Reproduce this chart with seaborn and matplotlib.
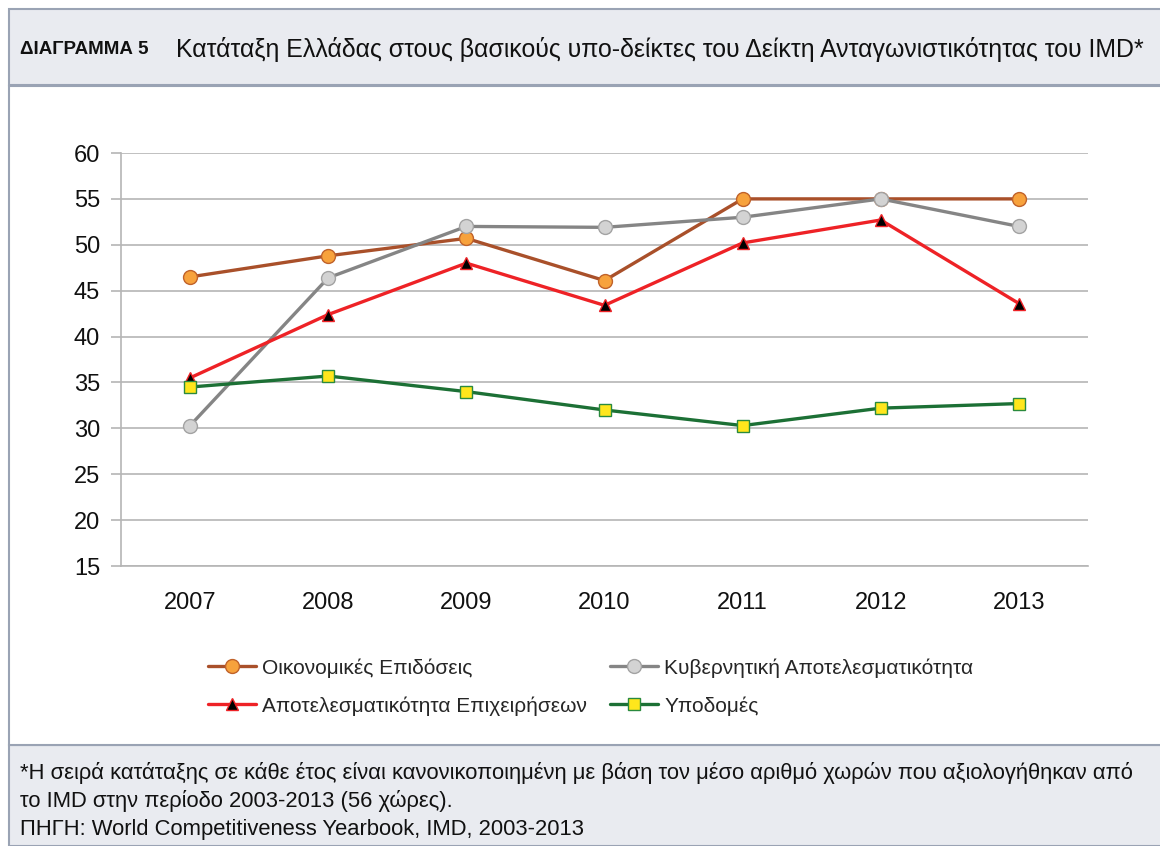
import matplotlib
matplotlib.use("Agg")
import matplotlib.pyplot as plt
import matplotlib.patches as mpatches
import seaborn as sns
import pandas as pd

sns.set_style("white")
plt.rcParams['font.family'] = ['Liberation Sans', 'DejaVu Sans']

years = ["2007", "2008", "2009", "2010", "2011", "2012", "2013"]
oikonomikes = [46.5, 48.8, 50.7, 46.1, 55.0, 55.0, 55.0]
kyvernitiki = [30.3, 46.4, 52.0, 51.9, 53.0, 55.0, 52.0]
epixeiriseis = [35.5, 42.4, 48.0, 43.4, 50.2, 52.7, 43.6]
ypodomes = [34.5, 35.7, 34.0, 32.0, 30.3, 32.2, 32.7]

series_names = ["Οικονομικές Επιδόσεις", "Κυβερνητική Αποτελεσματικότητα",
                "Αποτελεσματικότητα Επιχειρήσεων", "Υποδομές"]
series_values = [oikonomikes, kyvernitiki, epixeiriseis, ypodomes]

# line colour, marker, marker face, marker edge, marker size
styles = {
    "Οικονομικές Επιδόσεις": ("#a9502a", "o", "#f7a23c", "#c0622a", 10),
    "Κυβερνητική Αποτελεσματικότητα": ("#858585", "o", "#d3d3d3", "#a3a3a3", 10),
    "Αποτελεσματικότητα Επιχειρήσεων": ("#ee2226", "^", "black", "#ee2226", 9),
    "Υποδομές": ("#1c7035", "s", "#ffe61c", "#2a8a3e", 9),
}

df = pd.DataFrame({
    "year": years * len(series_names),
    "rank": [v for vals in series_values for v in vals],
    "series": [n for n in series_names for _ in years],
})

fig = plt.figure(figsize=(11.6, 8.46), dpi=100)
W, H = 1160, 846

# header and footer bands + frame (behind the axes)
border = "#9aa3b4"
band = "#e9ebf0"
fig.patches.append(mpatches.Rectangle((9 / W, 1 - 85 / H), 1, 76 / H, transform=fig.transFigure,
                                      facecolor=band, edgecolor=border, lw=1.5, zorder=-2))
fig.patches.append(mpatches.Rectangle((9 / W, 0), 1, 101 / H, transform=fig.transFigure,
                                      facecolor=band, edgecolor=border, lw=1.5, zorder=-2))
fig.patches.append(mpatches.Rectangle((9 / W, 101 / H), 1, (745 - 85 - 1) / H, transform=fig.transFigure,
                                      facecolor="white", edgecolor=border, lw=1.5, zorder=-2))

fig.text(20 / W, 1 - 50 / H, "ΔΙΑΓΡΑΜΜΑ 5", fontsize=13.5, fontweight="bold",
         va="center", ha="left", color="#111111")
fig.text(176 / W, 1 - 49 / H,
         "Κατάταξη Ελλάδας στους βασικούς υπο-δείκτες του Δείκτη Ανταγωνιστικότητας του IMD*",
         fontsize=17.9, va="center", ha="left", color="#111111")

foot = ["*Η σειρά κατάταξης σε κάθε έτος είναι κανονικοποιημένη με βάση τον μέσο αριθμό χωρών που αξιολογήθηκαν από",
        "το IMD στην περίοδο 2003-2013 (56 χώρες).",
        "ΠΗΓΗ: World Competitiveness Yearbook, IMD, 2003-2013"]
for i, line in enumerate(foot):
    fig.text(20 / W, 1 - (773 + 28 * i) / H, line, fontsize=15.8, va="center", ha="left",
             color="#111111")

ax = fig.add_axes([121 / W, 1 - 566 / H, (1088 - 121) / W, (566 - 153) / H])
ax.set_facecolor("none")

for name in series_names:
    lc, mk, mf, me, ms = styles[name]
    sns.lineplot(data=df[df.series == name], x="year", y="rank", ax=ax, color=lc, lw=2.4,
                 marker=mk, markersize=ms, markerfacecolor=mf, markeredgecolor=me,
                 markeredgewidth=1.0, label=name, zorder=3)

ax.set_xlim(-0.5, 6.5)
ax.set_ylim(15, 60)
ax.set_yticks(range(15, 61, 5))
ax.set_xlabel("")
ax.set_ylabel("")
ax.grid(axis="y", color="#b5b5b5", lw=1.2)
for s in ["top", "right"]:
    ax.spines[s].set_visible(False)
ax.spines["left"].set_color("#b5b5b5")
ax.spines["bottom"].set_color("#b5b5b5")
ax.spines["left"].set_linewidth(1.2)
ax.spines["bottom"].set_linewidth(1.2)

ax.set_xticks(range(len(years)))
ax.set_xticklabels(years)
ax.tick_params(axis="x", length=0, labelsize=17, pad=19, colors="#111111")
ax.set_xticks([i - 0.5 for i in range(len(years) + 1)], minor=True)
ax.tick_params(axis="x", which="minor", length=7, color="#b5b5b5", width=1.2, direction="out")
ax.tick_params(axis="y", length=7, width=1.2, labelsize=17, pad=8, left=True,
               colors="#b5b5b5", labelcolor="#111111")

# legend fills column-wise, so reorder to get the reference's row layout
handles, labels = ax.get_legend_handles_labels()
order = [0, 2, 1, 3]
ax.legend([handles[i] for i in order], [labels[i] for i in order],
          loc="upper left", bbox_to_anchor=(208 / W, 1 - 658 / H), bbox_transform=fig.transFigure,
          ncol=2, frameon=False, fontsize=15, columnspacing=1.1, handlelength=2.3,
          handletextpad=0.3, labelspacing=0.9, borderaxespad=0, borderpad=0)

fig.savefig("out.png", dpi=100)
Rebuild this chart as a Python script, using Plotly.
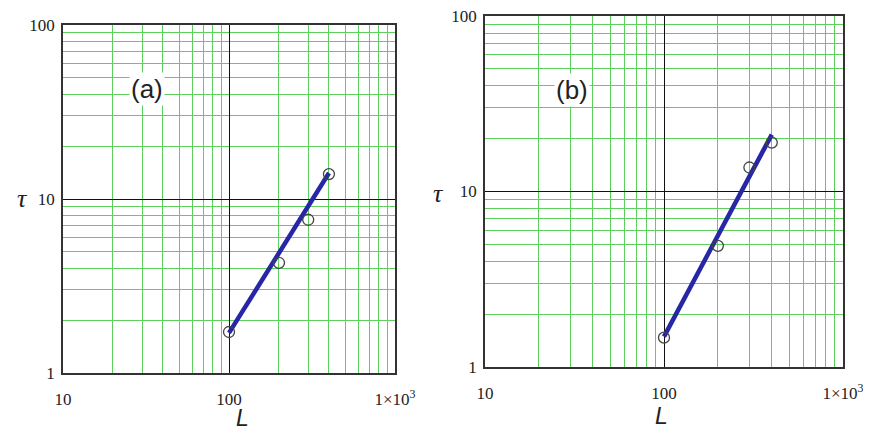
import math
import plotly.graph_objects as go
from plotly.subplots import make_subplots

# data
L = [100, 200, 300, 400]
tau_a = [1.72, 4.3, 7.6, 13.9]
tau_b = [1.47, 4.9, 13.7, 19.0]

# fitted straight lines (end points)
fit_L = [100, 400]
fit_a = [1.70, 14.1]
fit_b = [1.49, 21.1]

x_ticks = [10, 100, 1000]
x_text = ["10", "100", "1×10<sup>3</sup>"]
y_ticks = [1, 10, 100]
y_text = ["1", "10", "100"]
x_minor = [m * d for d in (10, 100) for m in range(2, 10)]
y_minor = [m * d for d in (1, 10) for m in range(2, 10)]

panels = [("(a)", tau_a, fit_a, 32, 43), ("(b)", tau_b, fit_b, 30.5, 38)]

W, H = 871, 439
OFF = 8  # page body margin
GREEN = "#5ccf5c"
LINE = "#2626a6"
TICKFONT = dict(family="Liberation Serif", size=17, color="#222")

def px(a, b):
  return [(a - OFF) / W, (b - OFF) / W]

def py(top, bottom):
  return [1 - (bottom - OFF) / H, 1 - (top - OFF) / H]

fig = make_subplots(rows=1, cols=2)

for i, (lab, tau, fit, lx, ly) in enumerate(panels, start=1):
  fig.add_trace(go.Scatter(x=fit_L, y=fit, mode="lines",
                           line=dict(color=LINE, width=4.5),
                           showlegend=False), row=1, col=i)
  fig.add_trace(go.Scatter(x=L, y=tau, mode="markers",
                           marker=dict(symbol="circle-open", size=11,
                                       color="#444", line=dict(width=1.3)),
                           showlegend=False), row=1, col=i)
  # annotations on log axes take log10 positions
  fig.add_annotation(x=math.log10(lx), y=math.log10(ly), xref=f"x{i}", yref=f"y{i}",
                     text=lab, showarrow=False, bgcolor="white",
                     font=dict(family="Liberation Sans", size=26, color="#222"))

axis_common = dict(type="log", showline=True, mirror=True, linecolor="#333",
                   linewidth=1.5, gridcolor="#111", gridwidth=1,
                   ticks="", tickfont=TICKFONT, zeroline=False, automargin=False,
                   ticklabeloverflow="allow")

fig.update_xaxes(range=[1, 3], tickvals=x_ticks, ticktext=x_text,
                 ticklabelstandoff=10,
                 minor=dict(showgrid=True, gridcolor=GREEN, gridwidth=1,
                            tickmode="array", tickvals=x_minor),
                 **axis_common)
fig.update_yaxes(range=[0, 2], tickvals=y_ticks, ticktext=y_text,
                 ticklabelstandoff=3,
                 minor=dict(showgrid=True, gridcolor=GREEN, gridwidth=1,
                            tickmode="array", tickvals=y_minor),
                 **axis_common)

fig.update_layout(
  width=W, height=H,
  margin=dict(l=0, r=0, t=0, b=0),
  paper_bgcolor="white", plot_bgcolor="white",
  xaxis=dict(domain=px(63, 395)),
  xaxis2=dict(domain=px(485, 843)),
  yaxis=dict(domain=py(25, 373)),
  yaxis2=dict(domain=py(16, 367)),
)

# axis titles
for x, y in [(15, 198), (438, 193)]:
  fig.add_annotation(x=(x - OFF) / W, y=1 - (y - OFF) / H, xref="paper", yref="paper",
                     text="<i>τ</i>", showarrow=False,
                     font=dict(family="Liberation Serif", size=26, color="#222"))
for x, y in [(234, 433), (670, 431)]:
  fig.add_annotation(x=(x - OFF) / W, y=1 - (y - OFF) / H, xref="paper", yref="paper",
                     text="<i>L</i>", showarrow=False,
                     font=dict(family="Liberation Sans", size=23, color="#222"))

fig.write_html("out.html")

===============

STATED TASK: Take the lines above from the top of the records through the one with "ypodomes = [34.5, 35.7, 34.0, 32.0, 30.3, 32.2, 32.7]" and repeat them exactly, without any pictures.

RESPONSE TO THIS EXERCISE:
Reproduce this chart with seaborn and matplotlib.
import matplotlib
matplotlib.use("Agg")
import matplotlib.pyplot as plt
import matplotlib.patches as mpatches
import seaborn as sns
import pandas as pd

sns.set_style("white")
plt.rcParams['font.family'] = ['Liberation Sans', 'DejaVu Sans']

years = ["2007", "2008", "2009", "2010", "2011", "2012", "2013"]
oikonomikes = [46.5, 48.8, 50.7, 46.1, 55.0, 55.0, 55.0]
kyvernitiki = [30.3, 46.4, 52.0, 51.9, 53.0, 55.0, 52.0]
epixeiriseis = [35.5, 42.4, 48.0, 43.4, 50.2, 52.7, 43.6]
ypodomes = [34.5, 35.7, 34.0, 32.0, 30.3, 32.2, 32.7]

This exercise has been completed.